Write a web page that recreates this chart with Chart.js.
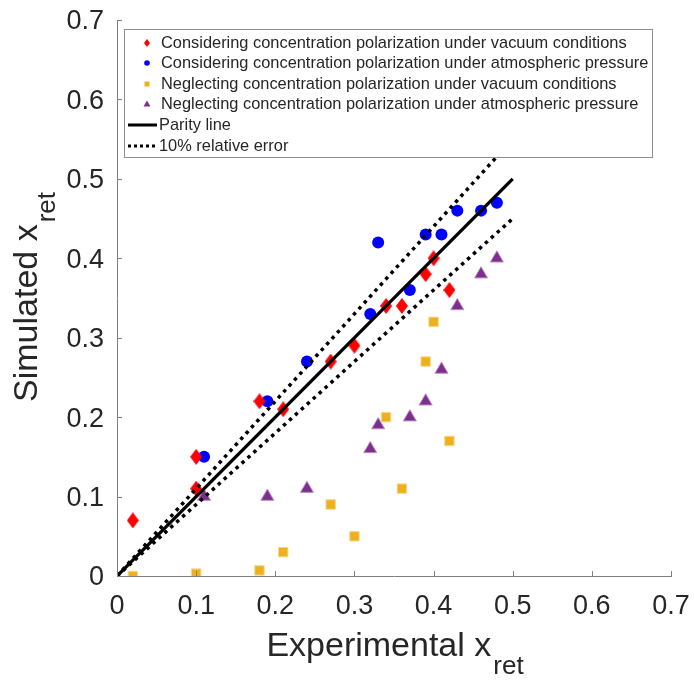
<!DOCTYPE html>
<html>
<head>
<meta charset="utf-8">
<script src="https://cdn.jsdelivr.net/npm/chart.js@4.4.0/dist/chart.umd.min.js"></script>
<style>
  html, body { margin: 0; padding: 0; background: #fff; }
  #wrap { width: 694px; height: 680px; }
</style>
</head>
<body>
<div id="wrap"><canvas id="parity"></canvas></div>
<script>
const FONT = "'Liberation Sans', Arial, Helvetica, sans-serif"
const TEXT = '#262626'
const AXIS = '#7f7f7f'

// considering CP, vacuum (red diamonds)
const cpVacX = [0.02, 0.10, 0.10, 0.18, 0.21, 0.27, 0.30, 0.34, 0.36, 0.39, 0.40, 0.42]
const cpVacY = [0.07, 0.15, 0.11, 0.22, 0.21, 0.27, 0.29, 0.34, 0.34, 0.38, 0.40, 0.36]
// considering CP, atmospheric (blue circles)
const cpAtmX = [0.11, 0.19, 0.24, 0.32, 0.33, 0.37, 0.39, 0.41, 0.43, 0.46, 0.48]
const cpAtmY = [0.15, 0.22, 0.27, 0.33, 0.42, 0.36, 0.43, 0.43, 0.46, 0.46, 0.47]
// neglecting CP, vacuum (orange squares)
const noVacX = [0.02, 0.10, 0.18, 0.21, 0.27, 0.30, 0.34, 0.36, 0.39, 0.40, 0.42]
const noVacY = [0.00, 0.003, 0.007, 0.03, 0.09, 0.05, 0.20, 0.11, 0.27, 0.32, 0.17]
// neglecting CP, atmospheric (purple triangles)
const noAtmX = [0.11, 0.19, 0.24, 0.32, 0.33, 0.37, 0.39, 0.41, 0.43, 0.46, 0.48]
const noAtmY = [0.10, 0.10, 0.11, 0.16, 0.19, 0.20, 0.22, 0.26, 0.34, 0.38, 0.40]

// reference lines
const lineX = [0, 0.5]
const parityY = [0, 0.5]
const upperY = [0, 0.55]
const lowerY = [0, 0.45]

const tickValues = [0, 0.1, 0.2, 0.3, 0.4, 0.5, 0.6, 0.7]

const legendLabels = [
    'Considering concentration polarization under vacuum conditions',
    'Considering concentration polarization under atmospheric pressure',
    'Neglecting concentration polarization under vacuum conditions',
    'Neglecting concentration polarization under atmospheric pressure',
    'Parity line',
    '10% relative error'
]

function pts(xs, ys) {
    return xs.map((x, i) => ({ x: x, y: ys[i] }))
}

// taller-than-wide diamond like the matlab 'd' marker
function diamond(w, h, color) {
    const c = document.createElement('canvas')
    c.width = w
    c.height = h
    const g = c.getContext('2d')
    g.fillStyle = color
    g.beginPath()
    g.moveTo(w / 2, 0)
    g.lineTo(w, h / 2)
    g.lineTo(w / 2, h)
    g.lineTo(0, h / 2)
    g.closePath()
    g.fill()
    return c
}

const redDiamond = diamond(12, 16, '#ff0000')

// keep the plot box where the reference has it
function noScalePadding(s) {
    s.paddingTop = 0
    s.paddingBottom = 0
    s.paddingLeft = 0
    s.paddingRight = 0
}

const axisDeco = {
    id: 'axisDeco',
    afterDraw(chart) {
        const ctx = chart.ctx
        const a = chart.chartArea
        const xs = chart.scales.x
        const ys = chart.scales.y
        ctx.save()

        // inward ticks
        ctx.strokeStyle = AXIS
        ctx.lineWidth = 1
        ctx.beginPath()
        tickValues.forEach(v => {
            const px = Math.round(xs.getPixelForValue(v)) + 0.5
            ctx.moveTo(px, a.bottom)
            ctx.lineTo(px, a.bottom - 5)
            const py = Math.round(ys.getPixelForValue(v)) + 0.5
            ctx.moveTo(a.left, py)
            ctx.lineTo(a.left + 5, py)
        })
        ctx.stroke()

        // axis titles with subscripts
        ctx.fillStyle = TEXT
        ctx.textBaseline = 'alphabetic'
        const big = '34px ' + FONT
        const small = '26px ' + FONT

        ctx.font = big
        const w1 = ctx.measureText('Experimental x').width
        ctx.font = small
        const w2 = ctx.measureText('ret').width
        let x0 = (a.left + a.right) / 2 - (w1 + w2) / 2
        ctx.font = big
        ctx.textAlign = 'left'
        ctx.fillText('Experimental x', x0, 656)
        ctx.font = small
        ctx.fillText('ret', x0 + w1 + 2, 674)

        ctx.translate(37, (a.top + a.bottom) / 2)
        ctx.rotate(-Math.PI / 2)
        ctx.font = big
        const h1 = ctx.measureText('Simulated x').width
        x0 = -(h1 + w2) / 2
        ctx.fillText('Simulated x', x0, 0)
        ctx.font = small
        ctx.fillText('ret', x0 + h1 + 2, 18)
        ctx.restore()

        // legend box (opaque, covers the lines behind it)
        const L = { x: 124, y: 29, w: 528, h: 128 }
        ctx.save()
        ctx.fillStyle = '#ffffff'
        ctx.fillRect(L.x, L.y, L.w, L.h)
        ctx.strokeStyle = '#8c8c8c'
        ctx.lineWidth = 1
        ctx.strokeRect(L.x + 0.5, L.y + 0.5, L.w, L.h)

        const rowY = [43, 63, 84, 104, 125, 146]
        const mx = 147
        ctx.font = '16.4px ' + FONT
        ctx.fillStyle = TEXT
        ctx.textBaseline = 'middle'
        ctx.textAlign = 'left'
        legendLabels.forEach((t, i) => {
            ctx.fillText(t, i < 4 ? 161 : 159, rowY[i])
        })

        // markers
        let y = rowY[0]
        ctx.fillStyle = '#ff0000'
        ctx.beginPath()
        ctx.moveTo(mx, y - 4); ctx.lineTo(mx + 3, y); ctx.lineTo(mx, y + 4); ctx.lineTo(mx - 3, y)
        ctx.fill()
        y = rowY[1]
        ctx.fillStyle = '#0000ff'
        ctx.beginPath()
        ctx.arc(mx, y, 2.8, 0, Math.PI * 2)
        ctx.fill()
        y = rowY[2]
        ctx.fillStyle = '#edb120'
        ctx.fillRect(mx - 2.5, y - 2.5, 5, 5)
        y = rowY[3]
        ctx.fillStyle = '#7e2f8e'
        ctx.beginPath()
        ctx.moveTo(mx, y - 3.5); ctx.lineTo(mx + 3.5, y + 2.5); ctx.lineTo(mx - 3.5, y + 2.5)
        ctx.fill()

        ctx.strokeStyle = '#000000'
        ctx.lineWidth = 3
        ctx.beginPath()
        ctx.moveTo(128, rowY[4]); ctx.lineTo(157, rowY[4])
        ctx.stroke()
        ctx.setLineDash([3, 3])
        ctx.beginPath()
        ctx.moveTo(128, rowY[5]); ctx.lineTo(157, rowY[5])
        ctx.stroke()
        ctx.restore()
    }
}

const config = {
    type: 'scatter',
    data: {
        datasets: [
            {
                label: 'parity',
                data: pts(lineX, parityY),
                showLine: true,
                borderColor: '#000000',
                borderWidth: 3.3,
                pointRadius: 0
            },
            {
                label: 'upper',
                data: pts(lineX, upperY),
                showLine: true,
                borderColor: '#000000',
                borderWidth: 3.5,
                borderDash: [3.5, 4.5],
                pointRadius: 0
            },
            {
                label: 'lower',
                data: pts(lineX, lowerY),
                showLine: true,
                borderColor: '#000000',
                borderWidth: 3.5,
                borderDash: [3.5, 4.5],
                pointRadius: 0
            },
            {
                label: legendLabels[0],
                data: pts(cpVacX, cpVacY),
                pointStyle: redDiamond,
                backgroundColor: '#ff0000',
                borderWidth: 0
            },
            {
                label: legendLabels[1],
                data: pts(cpAtmX, cpAtmY),
                pointStyle: 'circle',
                pointRadius: 6,
                backgroundColor: '#0000ff',
                borderWidth: 0
            },
            {
                label: legendLabels[2],
                data: pts(noVacX, noVacY),
                pointStyle: 'rect',
                pointRadius: 6.7,
                backgroundColor: '#edb120',
                borderColor: '#f6d98f',
                borderWidth: 1
            },
            {
                label: legendLabels[3],
                data: pts(noAtmX, noAtmY),
                pointStyle: 'triangle',
                pointRadius: 7.5,
                backgroundColor: '#7e2f8e',
                borderColor: '#b98fc2',
                borderWidth: 1
            }
        ]
    },
    options: {
        responsive: true,
        maintainAspectRatio: false,
        animation: false,
        layout: { padding: { left: 0, right: 23, top: 20, bottom: 0 } },
        plugins: {
            legend: { display: false },
            tooltip: { enabled: false }
        },
        scales: {
            x: {
                type: 'linear',
                min: 0,
                max: 0.7,
                afterBuildTicks(s) { s.ticks = tickValues.map(v => ({ value: v })) },
                afterFit(s) { s.height = 104; noScalePadding(s) },
                grid: { display: false, drawTicks: false },
                border: { display: true, color: AXIS, width: 1 },
                ticks: {
                    padding: 14,
                    color: TEXT,
                    font: { family: FONT, size: 27 },
                    maxRotation: 0,
                    callback: v => v === 0 ? '0' : v.toFixed(1)
                }
            },
            y: {
                type: 'linear',
                min: 0,
                max: 0.7,
                afterBuildTicks(s) { s.ticks = tickValues.map(v => ({ value: v })) },
                afterFit(s) { s.width = 117; noScalePadding(s) },
                grid: { display: false, drawTicks: false },
                border: { display: true, color: AXIS, width: 1 },
                ticks: {
                    padding: 13,
                    labelOffset: 2,
                    color: TEXT,
                    font: { family: FONT, size: 27 },
                    callback: v => v === 0 ? '0' : v.toFixed(1)
                }
            }
        }
    },
    plugins: [axisDeco]
}

new Chart(document.getElementById('parity'), config)
</script>
</body>
</html>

(SET EXERCISE):
Restate only the lines running from the start of the material above through the line containing "const AXIS = '#7f7f7f'", ends included. No pictures.

(COMPLETE ANSWER):
Write a web page that recreates this chart with Chart.js.
<!DOCTYPE html>
<html>
<head>
<meta charset="utf-8">
<script src="https://cdn.jsdelivr.net/npm/chart.js@4.4.0/dist/chart.umd.min.js"></script>
<style>
  html, body { margin: 0; padding: 0; background: #fff; }
  #wrap { width: 694px; height: 680px; }
</style>
</head>
<body>
<div id="wrap"><canvas id="parity"></canvas></div>
<script>
const FONT = "'Liberation Sans', Arial, Helvetica, sans-serif"
const TEXT = '#262626'
const AXIS = '#7f7f7f'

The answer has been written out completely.